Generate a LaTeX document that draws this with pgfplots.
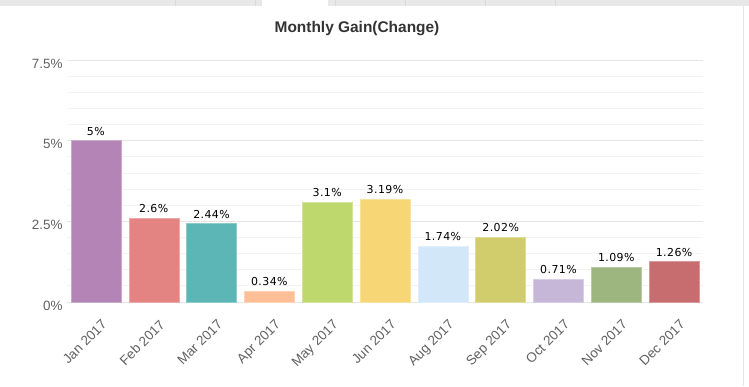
\documentclass[border=0pt]{standalone}
\usepackage{pgfplots}
\pgfplotsset{compat=1.18}
\usepackage{fontspec}
\setmainfont{Liberation Sans}
\newfontfamily\labelfont[LetterSpace=4]{DejaVu Sans}
\definecolor{cJan}{HTML}{B384B5}
\definecolor{cFeb}{HTML}{E48482}
\definecolor{cMar}{HTML}{5BB6B5}
\definecolor{cApr}{HTML}{FFBF96}
\definecolor{cMay}{HTML}{BED86E}
\definecolor{cJun}{HTML}{F7D675}
\definecolor{cAug}{HTML}{D2E7F8}
\definecolor{cSep}{HTML}{D1CC6C}
\definecolor{cOct}{HTML}{C6B7D8}
\definecolor{cNov}{HTML}{9DB680}
\definecolor{cDec}{HTML}{C76D6F}
\definecolor{tickgray}{HTML}{606060}
\begin{document}
\begin{tikzpicture}[x=1bp,y=1bp]
\useasboundingbox (0,0) rectangle (749,386);
% top tab strip
\fill[gray!18] (0,380) rectangle (749,386);
\fill[white] (262,380) rectangle (328,386);
\fill[gray!30] (175,380) rectangle (176,386);
\fill[gray!30] (255,380) rectangle (256,386);
\fill[gray!30] (335,380) rectangle (336,386);
\fill[gray!30] (405,380) rectangle (406,386);
\fill[gray!30] (485,380) rectangle (486,386);
\fill[gray!30] (555,380) rectangle (556,386);
\draw[gray!20, line width=1bp] (743,0) -- (743,380);
\node[font=\fontsize{15.5}{18}\selectfont\bfseries, text=black!80] at (357,357) {Monthly Gain(Change)};
\begin{axis}[
  at={(67bp,84bp)}, anchor=south west,
  scale only axis, width=636bp, height=242bp,
  xmin=-0.5, xmax=10.5, ymin=0, ymax=7.5,
  axis line style={draw=none},
  tick style={draw=none},
  xtick={0,...,10},
  xticklabels={Jan 2017,Feb 2017,Mar 2017,Apr 2017,May 2017,Jun 2017,Aug 2017,Sep 2017,Oct 2017,Nov 2017,Dec 2017},
  x tick label style={rotate=45, anchor=north east, font=\fontsize{13.5}{15}\selectfont, text=tickgray, yshift=-9bp, xshift=-2bp},
  ytick={0,2.5,5,7.5},
  yticklabels={0\%,2.5\%,5\%,7.5\%},
  y tick label style={font=\fontsize{13.5}{15}\selectfont, text=tickgray, xshift=-1bp, yshift=-3.5bp},
  minor ytick={0.5,1,...,7},
  ymajorgrids, yminorgrids,
  major grid style={draw=black!10, line width=1bp},
  minor grid style={draw=black!5, line width=0.8bp},
  /pgf/number format/assume math mode=true,
  ybar, bar width=0.865, bar shift=0pt,
  nodes near coords={\pgfmathprintnumber{\pgfplotspointmeta}\%},
  every node near coord/.append style={font=\labelfont\fontsize{11}{13}\selectfont, text=black, yshift=1.5bp},
  axis on top=false,
]
\addplot[fill=cJan, draw=cJan!70!white] coordinates {(0,5)};
\addplot[fill=cFeb, draw=cFeb!70!white] coordinates {(1,2.6)};
\addplot[fill=cMar, draw=cMar!70!white] coordinates {(2,2.44)};
\addplot[fill=cApr, draw=cApr!70!white] coordinates {(3,0.34)};
\addplot[fill=cMay, draw=cMay!70!white] coordinates {(4,3.1)};
\addplot[fill=cJun, draw=cJun!70!white] coordinates {(5,3.19)};
\addplot[fill=cAug, draw=cAug!70!white] coordinates {(6,1.74)};
\addplot[fill=cSep, draw=cSep!70!white] coordinates {(7,2.02)};
\addplot[fill=cOct, draw=cOct!70!white] coordinates {(8,0.71)};
\addplot[fill=cNov, draw=cNov!70!white] coordinates {(9,1.09)};
\addplot[fill=cDec, draw=cDec!70!white] coordinates {(10,1.26)};
\end{axis}
\end{tikzpicture}
\end{document}
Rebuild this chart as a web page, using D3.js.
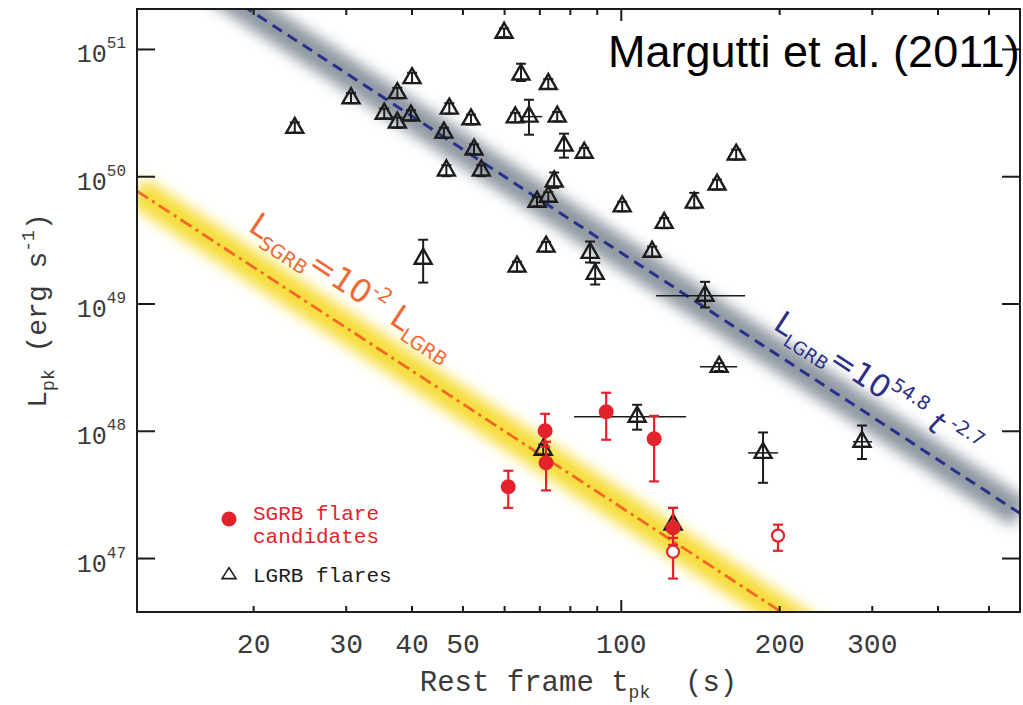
<!DOCTYPE html>
<html>
<head>
<meta charset="utf-8">
<script src="https://cdn.jsdelivr.net/npm/d3@7"></script>
<style>
  body { margin: 0; background: #fff; }
  svg { display: block; }
</style>
</head>
<body>
<svg id="chart" width="1023" height="705"></svg>
<script>
// ---- LGRB flares: rest-frame peak time (s) and peak luminosity (erg/s) ----
const lgrbT = [24.0, 30.7, 35.5, 37.6, 37.6, 39.9, 40.1, 47.2, 46.1, 51.9, 52.6, 46.6, 54.3, 42.1,
  60.0, 64.6, 72.8, 63.0, 66.9, 75.7, 78.0, 85.2, 74.7, 72.8, 69.3, 63.5, 72.1, 87.4, 89.4,
  100.6, 114.7, 120.9, 137.9, 152.4, 165.7, 144.6, 153.8, 107.4, 71.2, 125.7, 186.4, 287.4];
const lgrbL = [2.4e50, 4.1e50, 3.1e50, 4.5e50, 2.64e50, 3.0e50, 5.9e50, 3.4e50, 2.2e50, 2.8e50, 1.62e50, 1.11e50, 1.11e50, 2.25e49,
  1.34e51, 6.3e50, 5.3e50, 2.9e50, 2.94e50, 2.94e50, 1.74e50, 1.53e50, 9.1e49, 6.9e49, 6.3e49, 1.95e49, 2.8e49, 2.5e49, 1.71e49,
  5.8e49, 2.55e49, 4.3e49, 6.2e49, 8.6e49, 1.48e50, 1.15e49, 3.18e48, 1.29e48, 7.1e47, 1.83e47, 6.7e47, 8.2e47];
const lgrbLlo = [2.2e50, 3.75e50, 2.85e50, 4.1e50, 2.4e50, 2.75e50, 5.4e50, 3.1e50, 2.0e50, 2.55e50, 1.48e50, 1.0e50, 1.0e50, 1.46e49,
  1.24e51, 5.6e50, 4.85e50, 2.65e50, 2.12e50, 2.7e50, 1.4e50, 1.4e50, 8.1e49, 6.3e49, 5.8e49, 1.78e49, 2.55e49, 2.1e49, 1.41e49,
  5.3e49, 2.33e49, 3.9e49, 5.6e49, 7.85e49, 1.35e50, 9.3e48, 2.95e48, 1.02e48, 6.5e47, 1.6e47, 3.9e47, 6.0e47];
const lgrbLhi = [2.65e50, 4.5e50, 3.4e50, 4.95e50, 2.9e50, 3.3e50, 6.5e50, 3.75e50, 2.4e50, 3.05e50, 1.78e50, 1.22e50, 1.22e50, 3.17e49,
  1.45e51, 7.65e50, 5.8e50, 3.15e50, 3.99e50, 3.2e50, 2.16e50, 1.67e50, 1.07e50, 7.5e49, 6.9e49, 2.13e49, 3.05e49, 3.07e49, 2.09e49,
  6.3e49, 2.8e49, 4.7e49, 7.4e49, 9.4e49, 1.62e50, 1.48e49, 3.4e48, 1.6e48, 7.8e47, 2.48e47, 9.7e47, 1.1e48];
const lgrbTlo = [null, null, null, null, null, null, null, null, null, null, null, null, null, null,
  null, null, null, null, 64.9, null, null, null, null, null, null, null, null, null, null,
  null, null, null, null, null, null, 116.7, 141.5, 81.5, null, null, 174.6, 276.4];
const lgrbThi = [null, null, null, null, null, null, null, null, null, null, null, null, null, null,
  null, null, null, null, 70.9, null, null, null, null, null, null, null, null, null, null,
  null, null, null, null, null, null, 172.3, 166.4, 133.1, null, null, 199.1, 300.4];

// ---- SGRB flare candidates ----
const sgrbT = [61.1, 71.8, 72.1, 93.8, 115.7, 125.7];
const sgrbL = [3.63e47, 1.0e48, 5.6e47, 1.41e48, 8.66e47, 1.73e47];
const sgrbLlo = [2.48e47, 7.5e47, 3.4e47, 8.5e47, 4.0e47, 1.27e47];
const sgrbLhi = [4.85e47, 1.36e48, 8.2e47, 1.99e48, 1.31e48, 2.48e47];
// candidates drawn as open circles
const sgrbOpenT = [125.7, 199];
const sgrbOpenL = [1.12e47, 1.5e47];
const sgrbOpenLlo = [6.9e46, 1.14e47];
const sgrbOpenLhi = [1.44e47, 1.83e47];

// ---- relations: L_LGRB = 10^54.8 t^-2.7, L_SGRB = 10^-2 L_LGRB ----
const lgrbLogNorm = 54.8;
const relSlope = -2.7;
const sgrbLogShift = -2;

// ---- ticks ----
const xTickValues = [20, 30, 40, 50, 60, 70, 80, 90, 100, 200, 300, 400, 500];
const xTickLabels = ["20", "30", "40", "50", "", "", "", "", "100", "200", "300", "", ""];
const xMajorTicks = [100];
const yTickExponents = [47, 48, 49, 50, 51];

// ---- layout ----
const W = 1023, H = 705;
const plot = { left: 137, right: 1020, top: 9, bottom: 612 };
const tickFont = "'Liberation Mono', 'Courier New', monospace";
const ink = "#1c1c1c";
const textInk = "#3a3a3a";
const red = "#e2232c";

const svg = d3.select("#chart");

const x = d3.scaleLog().domain([12.03, 574]).range([plot.left, plot.right]);
const y = d3.scaleLog().domain([Math.pow(10, 46.576), Math.pow(10, 51.314)]).range([plot.bottom, plot.top]);

const defs = svg.append("defs");
defs.append("clipPath").attr("id", "plotClip")
  .append("rect")
  .attr("x", plot.left).attr("y", plot.top)
  .attr("width", plot.right - plot.left).attr("height", plot.bottom - plot.top);
const blur = defs.append("filter").attr("id", "soft")
  .attr("filterUnits", "userSpaceOnUse")
  .attr("x", 0).attr("y", 0).attr("width", W).attr("height", H);
blur.append("feGaussianBlur").attr("stdDeviation", 7);

// relation line endpoints across the full time range
const tEnds = x.domain();
const relation = (logNorm) => tEnds.map(t => [t, Math.pow(10, logNorm + relSlope * Math.log10(t))]);
const lineGen = d3.line().x(d => x(d[0])).y(d => y(d[1]));

const clipped = svg.append("g").attr("clip-path", "url(#plotClip)");

// soft uncertainty bands
clipped.append("path")
  .attr("d", lineGen(relation(lgrbLogNorm)))
  .attr("stroke", "#8f97a1").attr("stroke-width", 30).attr("fill", "none")
  .attr("filter", "url(#soft)");
clipped.append("path")
  .attr("d", lineGen(relation(lgrbLogNorm + sgrbLogShift)))
  .attr("stroke", "#f6dd3a").attr("stroke-width", 30).attr("fill", "none")
  .attr("filter", "url(#soft)");

// the relations themselves
clipped.append("path")
  .attr("d", lineGen(relation(lgrbLogNorm)))
  .attr("stroke", "#27318c").attr("stroke-width", 3).attr("fill", "none")
  .attr("stroke-dasharray", "11,7");
clipped.append("path")
  .attr("d", lineGen(relation(lgrbLogNorm + sgrbLogShift)))
  .attr("stroke", "#f2672a").attr("stroke-width", 2.8).attr("fill", "none")
  .attr("stroke-dasharray", "13,5,3,5");

// relation labels, rotated along the lines
const slopeAngle = Math.atan2(y(1e48) - y(1e49), (x(Math.pow(10, 1 / 2.7) * 100) - x(100))) * 180 / Math.PI;
const labelFont = "'DejaVu Sans', sans-serif";

const lgrbLabel = svg.append("text")
  .attr("transform", `translate(772,328) rotate(${slopeAngle})`)
  .attr("fill", "#2c2f86").attr("font-family", labelFont).attr("font-size", 31);
lgrbLabel.append("tspan").text("L");
lgrbLabel.append("tspan").attr("font-size", 18).attr("dy", 8).text("LGRB");
lgrbLabel.append("tspan").attr("dy", -8).text("=10");
lgrbLabel.append("tspan").attr("font-size", 19).attr("dy", -14).text("54.8");
lgrbLabel.append("tspan").attr("dy", 14).attr("font-style", "italic").text(" t");
lgrbLabel.append("tspan").attr("font-size", 19).attr("dy", -14).text(" -2.7");

const sgrbLabel = svg.append("text")
  .attr("transform", `translate(247,230) rotate(${slopeAngle})`)
  .attr("fill", "#ee6a35").attr("font-family", labelFont).attr("font-size", 32);
sgrbLabel.append("tspan").text("L");
sgrbLabel.append("tspan").attr("font-size", 19).attr("dy", 8).text("SGRB");
sgrbLabel.append("tspan").attr("dy", -8).text("=10");
sgrbLabel.append("tspan").attr("font-size", 20).attr("dy", -14).text("-2");
sgrbLabel.append("tspan").attr("dy", 14).text(" L");
sgrbLabel.append("tspan").attr("font-size", 19).attr("dy", 8).text("LGRB");

// ---- LGRB flares (open triangles with error bars) ----
const triPath = (w, h) => `M0,${-2 * h / 3}L${w / 2},${h / 3}L${-w / 2},${h / 3}Z`;
const lgrb = lgrbT.map((t, i) => ({ t, L: lgrbL[i], lo: lgrbLlo[i], hi: lgrbLhi[i], tlo: lgrbTlo[i], thi: lgrbThi[i] }));

const gL = svg.append("g");
gL.selectAll("line.xerr").data(lgrb.filter(d => d.tlo !== null)).join("line")
  .attr("x1", d => x(d.tlo)).attr("x2", d => x(d.thi))
  .attr("y1", d => y(d.L)).attr("y2", d => y(d.L))
  .attr("stroke", ink).attr("stroke-width", 1.5);
gL.selectAll("line.yerr").data(lgrb).join("line")
  .attr("x1", d => x(d.t)).attr("x2", d => x(d.t))
  .attr("y1", d => y(d.lo)).attr("y2", d => y(d.hi))
  .attr("stroke", ink).attr("stroke-width", 2);
["lo", "hi"].forEach(k => {
  gL.append("g").selectAll("line").data(lgrb).join("line")
    .attr("x1", d => x(d.t) - 5).attr("x2", d => x(d.t) + 5)
    .attr("y1", d => y(d[k])).attr("y2", d => y(d[k]))
    .attr("stroke", ink).attr("stroke-width", 2);
});
gL.append("g").selectAll("path").data(lgrb).join("path")
  .attr("d", triPath(17, 15))
  .attr("transform", d => `translate(${x(d.t)},${y(d.L)})`)
  .attr("fill", "none").attr("stroke", ink).attr("stroke-width", 2.4)
  .attr("stroke-linejoin", "miter");

// ---- SGRB candidates ----
function drawRedErrors(g, ts, Ls, los, his) {
  const data = ts.map((t, i) => ({ t, L: Ls[i], lo: los[i], hi: his[i] }));
  g.append("g").selectAll("line").data(data).join("line")
    .attr("x1", d => x(d.t)).attr("x2", d => x(d.t))
    .attr("y1", d => y(d.lo)).attr("y2", d => y(d.hi))
    .attr("stroke", red).attr("stroke-width", 2.2);
  ["lo", "hi"].forEach(k => {
    g.append("g").selectAll("line").data(data).join("line")
      .attr("x1", d => x(d.t) - 5).attr("x2", d => x(d.t) + 5)
      .attr("y1", d => y(d[k])).attr("y2", d => y(d[k]))
      .attr("stroke", red).attr("stroke-width", 2.2);
  });
  return data;
}
const gS = svg.append("g");
const sData = drawRedErrors(gS, sgrbT, sgrbL, sgrbLlo, sgrbLhi);
const oData = drawRedErrors(gS, sgrbOpenT, sgrbOpenL, sgrbOpenLlo, sgrbOpenLhi);
gS.append("g").selectAll("circle").data(sData).join("circle")
  .attr("cx", d => x(d.t)).attr("cy", d => y(d.L)).attr("r", 7.5)
  .attr("fill", red);
gS.append("g").selectAll("circle").data(oData).join("circle")
  .attr("cx", d => x(d.t)).attr("cy", d => y(d.L)).attr("r", 6)
  .attr("fill", "#fff").attr("stroke", red).attr("stroke-width", 2.2);

// ---- legend ----
const legend = svg.append("g").attr("font-family", tickFont).attr("font-size", 21);
legend.append("circle").attr("cx", 229).attr("cy", 519).attr("r", 7.5).attr("fill", red);
legend.append("text").attr("x", 253).attr("y", 520).attr("fill", red).text("SGRB flare");
legend.append("text").attr("x", 253).attr("y", 543).attr("fill", red).text("candidates");
legend.append("path").attr("d", triPath(14, 11)).attr("transform", "translate(229,575)")
  .attr("fill", "none").attr("stroke", ink).attr("stroke-width", 1.6);
legend.append("text").attr("x", 253).attr("y", 582).attr("fill", ink).text("LGRB flares");

// ---- axes ----
const tickLen = v => (xMajorTicks.includes(v) ? 12 : 6);

const xAxisB = svg.append("g").attr("transform", `translate(0,${plot.bottom})`)
  .call(d3.axisBottom(x).tickValues(xTickValues).tickSizeOuter(0).tickSizeInner(0).tickPadding(21)
    .tickFormat((d, i) => xTickLabels[i]));
xAxisB.selectAll(".tick line").attr("y2", d => -tickLen(d));
const xAxisT = svg.append("g").attr("transform", `translate(0,${plot.top})`)
  .call(d3.axisTop(x).tickValues(xTickValues).tickSizeOuter(0).tickSizeInner(0).tickFormat(""));
xAxisT.selectAll(".tick line").attr("y2", d => tickLen(d));

const yTicks = yTickExponents.map(e => Math.pow(10, e));
const yAxisL = svg.append("g").attr("transform", `translate(${plot.left},0)`)
  .call(d3.axisLeft(y).tickValues(yTicks).tickSizeOuter(0).tickSizeInner(-18).tickFormat(""));
const yAxisR = svg.append("g").attr("transform", `translate(${plot.right},0)`)
  .call(d3.axisRight(y).tickValues(yTicks).tickSizeOuter(0).tickSizeInner(-18).tickFormat(""));

[xAxisB, xAxisT, yAxisL, yAxisR].forEach(a => {
  a.select(".domain").remove();
  a.selectAll(".tick line").attr("stroke", ink).attr("stroke-width", 2);
});
xAxisB.selectAll(".tick text")
  .attr("font-family", tickFont).attr("font-size", 28).attr("fill", textInk);

// y tick labels: 10 with superscript exponent
yAxisL.selectAll(".tick").each(function (d) {
  const t = d3.select(this).append("text")
    .attr("x", -11).attr("y", 13).attr("text-anchor", "end")
    .attr("font-family", tickFont).attr("font-size", 25).attr("fill", textInk);
  t.append("tspan").text("10");
  t.append("tspan").attr("font-size", 16).attr("dy", -14).text(String(Math.round(Math.log10(d))));
});

// frame
svg.append("rect")
  .attr("x", plot.left).attr("y", plot.top)
  .attr("width", plot.right - plot.left).attr("height", plot.bottom - plot.top)
  .attr("fill", "none").attr("stroke", ink).attr("stroke-width", 2);

// axis titles
const xTitle = svg.append("text")
  .attr("x", (plot.left + plot.right) / 2).attr("y", 691).attr("text-anchor", "middle")
  .attr("font-family", tickFont).attr("font-size", 29).attr("fill", textInk);
xTitle.append("tspan").text("Rest frame t");
xTitle.append("tspan").attr("font-size", 18).attr("dy", 7).text("pk");
xTitle.append("tspan").attr("dy", -7).attr("xml:space", "preserve").text("  (s)");

const yTitle = svg.append("text")
  .attr("transform", `translate(46,${(plot.top + plot.bottom) / 2}) rotate(-90)`)
  .attr("text-anchor", "middle")
  .attr("font-family", tickFont).attr("font-size", 28).attr("fill", textInk);
yTitle.append("tspan").text("L");
yTitle.append("tspan").attr("font-size", 18).attr("dy", 8).text("pk");
yTitle.append("tspan").attr("dy", -8).text(" (erg s");
yTitle.append("tspan").attr("font-size", 18).attr("dy", -12).text("-1");
yTitle.append("tspan").attr("dy", 12).text(")");

// citation
svg.append("text")
  .attr("x", 608).attr("y", 67)
  .attr("font-family", "'Liberation Sans', Arial, sans-serif").attr("font-size", 45)
  .attr("fill", "#000").text("Margutti et al. (2011)");
</script>
</body>
</html>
====
Gather, from the listing above, every line carrying the word "this".

Generate a LaTeX document that draws this with pgfplots.
Rebuild this chart as a web page, using D3.js.
  const t = d3.select(this).append("text")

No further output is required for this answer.